The British government plans to build up to 3,000 new wind turbines over the next five years, despite Conservative plans for a moratorium. Energy Secretary Ed Davey, a Liberal Democrat, has said that his department plans to increase the total capacity of onshore wind farms from seven gigawatts to 13 by 2020, and that Conservatives will not succeed in stopping them.
The plan, which will likely divide the government, will bring to total of wind turbines in the British countryside to more than 7,000, with even more planned for off-shore development.
This will also fuel concerns among local residents in rural areas throughout the country, especially as the average height and capacity of wind turbines has doubled since the 1990s.
The new wind farms will be heavily subsidised, with funding coming from a levy on household energy bills.
By contrast, David Cameron yesterday suggested that subsidies for wind energy may be cut. He said: “In terms of onshore wind, obviously there will come a time when we will have built enough to meet all our targets. I’ve always said on subsidies, we shouldn’t keep subsidies for longer than they are necessary, and so that’s something we will be looking at.”
Earlier this month, Conservative Party chairman Grant Shapps also hinted that the party’s next manifesto would include a moratorium on new on-shore wind farms, which he said “blight the countryside”.
Despite the fact that new turbines will be funded by a levy on energy bills, Ed Davey accused the Conservatives of pushing up energy prices. He told the Times, “The danger of the Conservative position of pushing a cap is, if we allow them to get their way, energy bills will go up. We have, and the Conservatives support it, the Climate Change Act which requires us to reduce our carbon emissions.”
Communities Secretary Eric Pickles has recently pushed through changes to the planning system to make it easier to local residents to object to applications to build wind turbines, as well as extending his own powers to block unpopular construction projects.
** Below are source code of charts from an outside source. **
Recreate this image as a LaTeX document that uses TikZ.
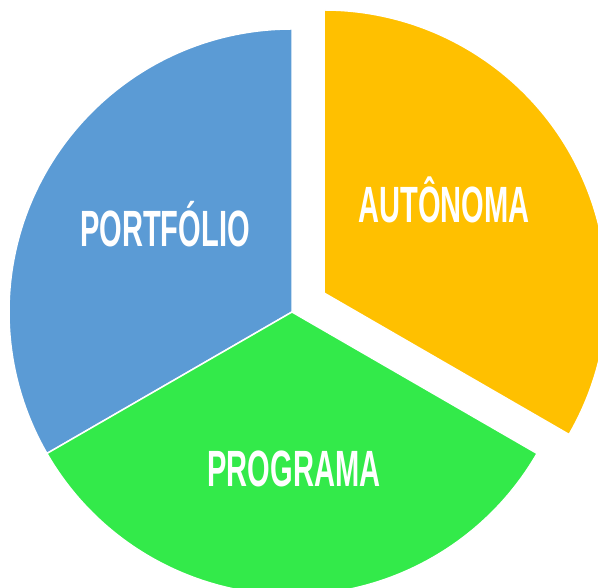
\documentclass[tikz,border=0pt]{standalone}
\usepackage{fontspec}
\newfontfamily\fonterotulo[FakeStretch=0.57]{Liberation Sans}
\usetikzlibrary{positioning}
\definecolor{azul}{HTML}{5B9BD5}
\definecolor{amarelo}{HTML}{FFC000}
\definecolor{verde}{HTML}{33EA4A}

\begin{document}
\begin{tikzpicture}[x=1pt, y=1pt,
    fatia/.style={draw=white, line width=1.5pt, line join=miter},
    rotulo/.style={text=white, anchor=base, font=\fonterotulo\bfseries\fontsize{51}{51}\selectfont}]
    \useasboundingbox (0,0) rectangle (598,588);
    \clip (0,0) rectangle (598,588);

    % Centros
    \coordinate (c) at (292,276);
    \coordinate (ca) at (324,295);

    % Fatias
    \draw[fatia, fill=azul] (c) -- ++(90:283) arc[start angle=90, end angle=210, radius=283] -- cycle;
    \draw[fatia, fill=verde] (c) -- ++(210:283) arc[start angle=210, end angle=330, radius=283] -- cycle;
    \draw[fatia, fill=amarelo] (ca) -- ++(-30:283) arc[start angle=-30, end angle=90, radius=283] -- cycle;

    % Rotulos
    \node[rotulo] (portfolio) at (165,341) {PORTFÓLIO};
    \node[rotulo] (autonoma) at (444,365) {AUTÔNOMA};
    \node[rotulo] (programa) at (294,101) {PROGRAMA};
\end{tikzpicture}
\end{document}
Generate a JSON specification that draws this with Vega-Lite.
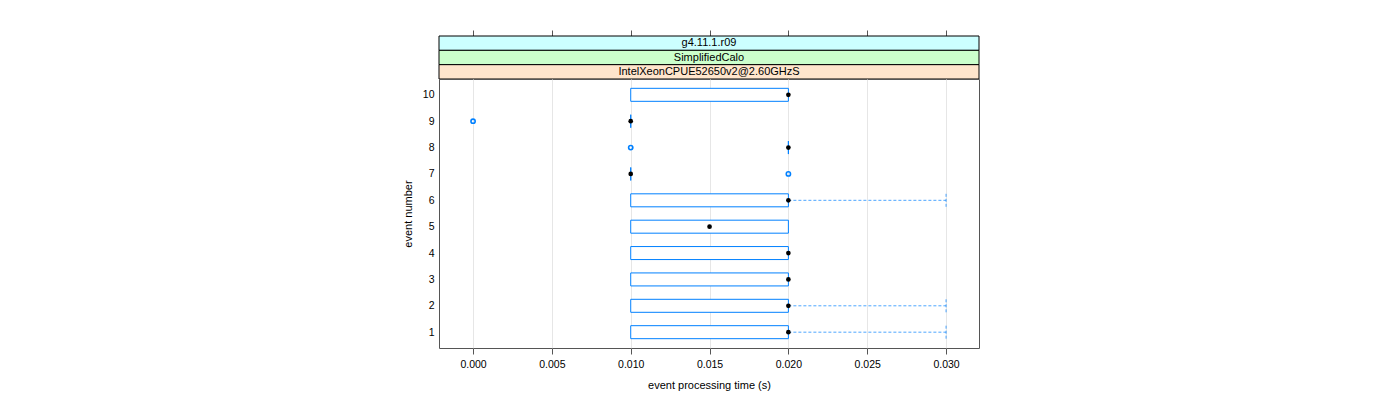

He has already used this power to reject three wind farm applications in the past three months.
Mr Davey said he was “very relaxed” about the changes, saying they would not “damage” the wind farm industry.
Speaking to Breitbart London, Benny Peiser of the independent Global Warming Policy Foundation expressed scepticism about the motivations of both parties: “All parties are currently positioning themselves for the upcoming elections this year and next. Until then, UK energy policy will remain in limbo.
“All parliamentary parties are in favour of expanding wind energy, whether onshore or offshore, and have voted to increase green subsidies to nearly £50 billion by 2020. British families would be well advised to prepare themselves for energy bills to keep on rising.”